_What the task requires_. Leave the pictures out and retype the lines from the beginning through the line with "share_2012 = [55.5, 41.5, 3]", both ends included.

_Data to process_.
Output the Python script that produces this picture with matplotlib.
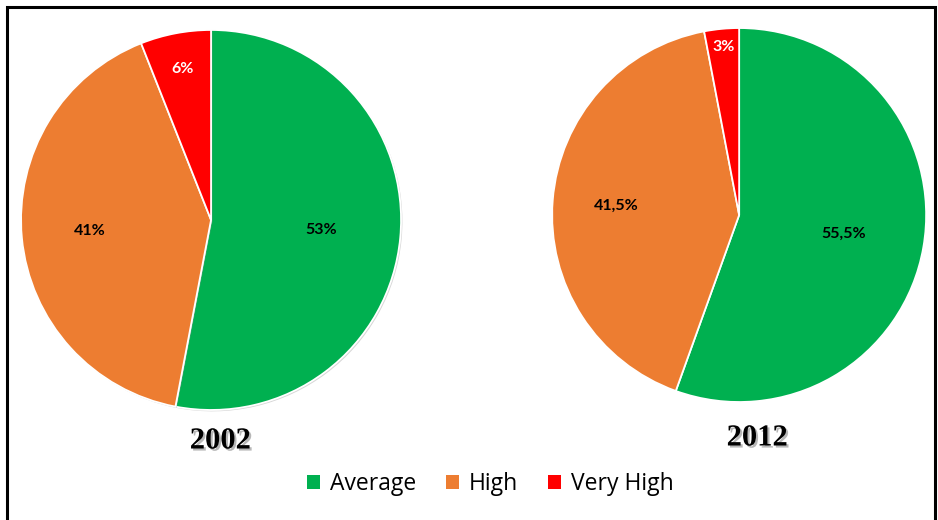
import numpy as np
import matplotlib.pyplot as plt
import matplotlib.patheffects as pe
from matplotlib.patches import Patch, Rectangle

categories = ['Average', 'High', 'Very High']
years = ['2002', '2012']
share_2002 = [53, 41, 6]
share_2012 = [55.5, 41.5, 3]

colors = ['#00B050', '#ED7D31', '#FF0000']
text_colors = ['black', 'black', 'white']
label_dist = [[0.58, 0.64, 0.81], [0.57, 0.66, 0.90]]


def fmt(v):
    if float(v).is_integer():
        return '%d%%' % v
    return ('%.1f%%' % v).replace('.', ',')


fig = plt.figure(figsize=(9.38, 5.2), dpi=100)

# black frame round the whole picture
fig.patches.append(Rectangle((7 / 938, -0.02), 928 / 938, 1 - 7 / 520 + 0.02,
                             transform=fig.transFigure, fill=False,
                             edgecolor='black', linewidth=2.2))

boxes = [[0.225 - 0.2026, 0.577 - 0.3654, 0.4052, 0.7308],
         [0.788 - 0.1994, 0.5865 - 0.3596, 0.3988, 0.7192]]
title_pos = [(220 / 938, 1 - 441 / 520), (757 / 938, 1 - 438 / 520)]

for i, vals in enumerate([share_2002, share_2012]):
    ax = fig.add_axes(boxes[i])
    wedges, _ = ax.pie(vals, colors=colors, startangle=90, counterclock=False,
                       wedgeprops=dict(edgecolor='white', linewidth=1.3))
    if i == 0:
        for w in wedges:
            w.set_path_effects([pe.SimplePatchShadow(offset=(1, -1), shadow_rgbFace='#999999', alpha=0.4),
                                pe.Normal()])
    for j, w in enumerate(wedges):
        ang = np.deg2rad((w.theta1 + w.theta2) / 2)
        d = label_dist[i][j]
        ax.text(d * np.cos(ang), d * np.sin(ang), fmt(vals[j]), ha='center', va='center',
                fontsize=11.5, fontweight='bold', color=text_colors[j], family='Lato')
    ax.set_xlim(-1, 1)
    ax.set_ylim(-1, 1)
    ax.set_aspect('equal')
    fig.text(title_pos[i][0], title_pos[i][1], years[i], ha='center', va='center',
             fontsize=22, fontweight='bold', family='Liberation Serif',
             path_effects=[pe.withSimplePatchShadow(offset=(1.5, -1.5), shadow_rgbFace='#888888', alpha=0.6)])

handles = [Patch(facecolor=c, label=l) for c, l in zip(colors, categories)]
fig.legend(handles=handles, loc='center', bbox_to_anchor=(490 / 938, 1 - 484 / 520), ncol=3,
           frameon=False, prop={'family': 'Open Sans', 'size': 16.5}, handlelength=0.6,
           handleheight=0.6, handletextpad=0.4, columnspacing=1.3)

fig.savefig('out.png', dpi=100)
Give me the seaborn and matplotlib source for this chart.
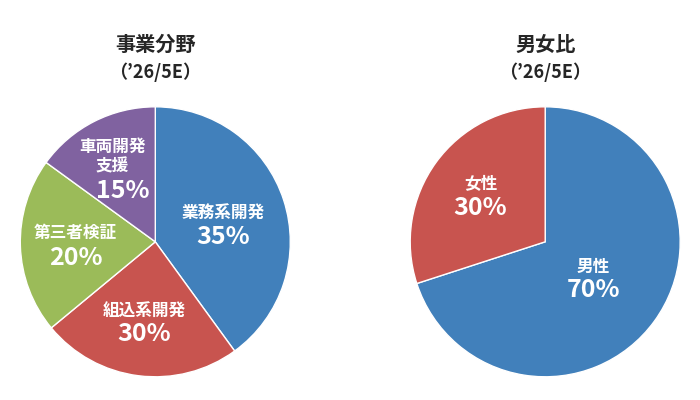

_Final result_.
Output the Python script that produces this picture with matplotlib.
import numpy as np
import matplotlib.pyplot as plt
import matplotlib.patheffects as pe
from matplotlib.patches import Patch, Rectangle

categories = ['Average', 'High', 'Very High']
years = ['2002', '2012']
share_2002 = [53, 41, 6]
share_2012 = [55.5, 41.5, 3]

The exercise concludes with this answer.